In Dostoevsky’s great last work, The Brothers Karamazov, the story is told of Markel, brother of the Elder Zossima. Diagnosed with tuberculosis, he is dying. In those last days he came to a renewed faith in God and a truly profound understanding of forgiveness. In a conversation with his mother she wonders how he can possibly be so joyful in so serious a stage of his illness. His response is illustrative of the heart of the Orthodox Christian life.
’Mama,’ he replied to her, ‘do not weep, life is paradise, and we are all in paradise, but we don’t want to realize it, and if we did care to realize it, paradise would be established in all the world tomorrow.’ And we all wondered at his words, so strangely and so resolutely did he say this; we felt tender emotion and we wept….’Dear mother, droplet of my blood,’ he said (at that time he had begun to use endearments of this kind, unexpected ones), ‘beloved droplet of my blood, joyful one, you must learn that of a truth each of us is guilty before all for everyone and everything. I do not know how to explain this to you, but I feel that it is so, to the point of torment. And how could we have lived all this time being angry with one another and knowing nothing of this?’ [He spoke even of being guilty before the birds and all creation] …’Yes, he said, ‘all around me there has been such divine glory: birds, trees, meadows, sky, and I alone have lived in disgrace, I alone have dishonored it all, completely ignoring its beauty and glory.’ ‘You take too many sins upon yourself,’ dear mother would say, weeping. ‘But dear mother, joy of my life. I am crying from joy, and not from grief; why, I myself want to be guilty before them, only I cannot explain it to you, for I do not know how to love them. Let me be culpable before all, and then all will forgive me, and that will be paradise. Am I not in paradise now?’
As difficult as it may sound, the reality described by Dostoevsky can be summed up very simply: forgive everyone for everything. Stated in such a blunt fashion, such a goal is overwhelming. How can I forgive everyone for everything? This life of forgiveness, which is nothing other than the life of Christ within us, is our inheritance in the faith. The life of blame, recrimination, bitterness, anger, revenge and the like are not the life of Christ, but simply the ragings of our own egos, the false self which we exalt over our true life which is “hid with Christ in God.”

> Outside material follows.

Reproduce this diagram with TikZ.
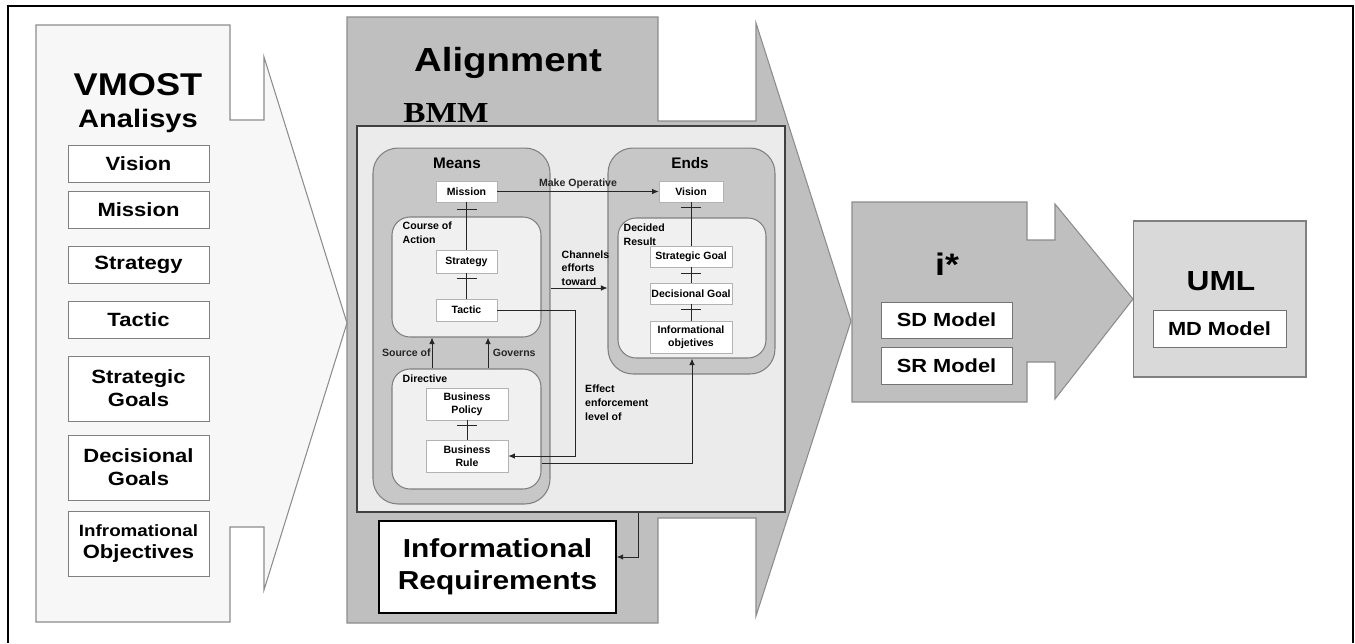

The rightness of a cause, or the correctness of our judgment do not justify nor change the nature of our ragings. For none of us can stand before God and be justified – except as we give ourselves to the life of Christ, who is our only righteousness.
The question of forgiveness is not a moral issue. We do not forgive because it is the “correct” thing to do. We forgive because it is the true nature of the life in Christ. As Dostoevsky describes it: it is Paradise. In the same manner, the refusal to forgive, the continuation of blame, recrimination, bitterness, etc., are not moral failings. They are existential crises – drawing us away from the life of Christ and Paradise, and ever deeper into an abyss of non-being.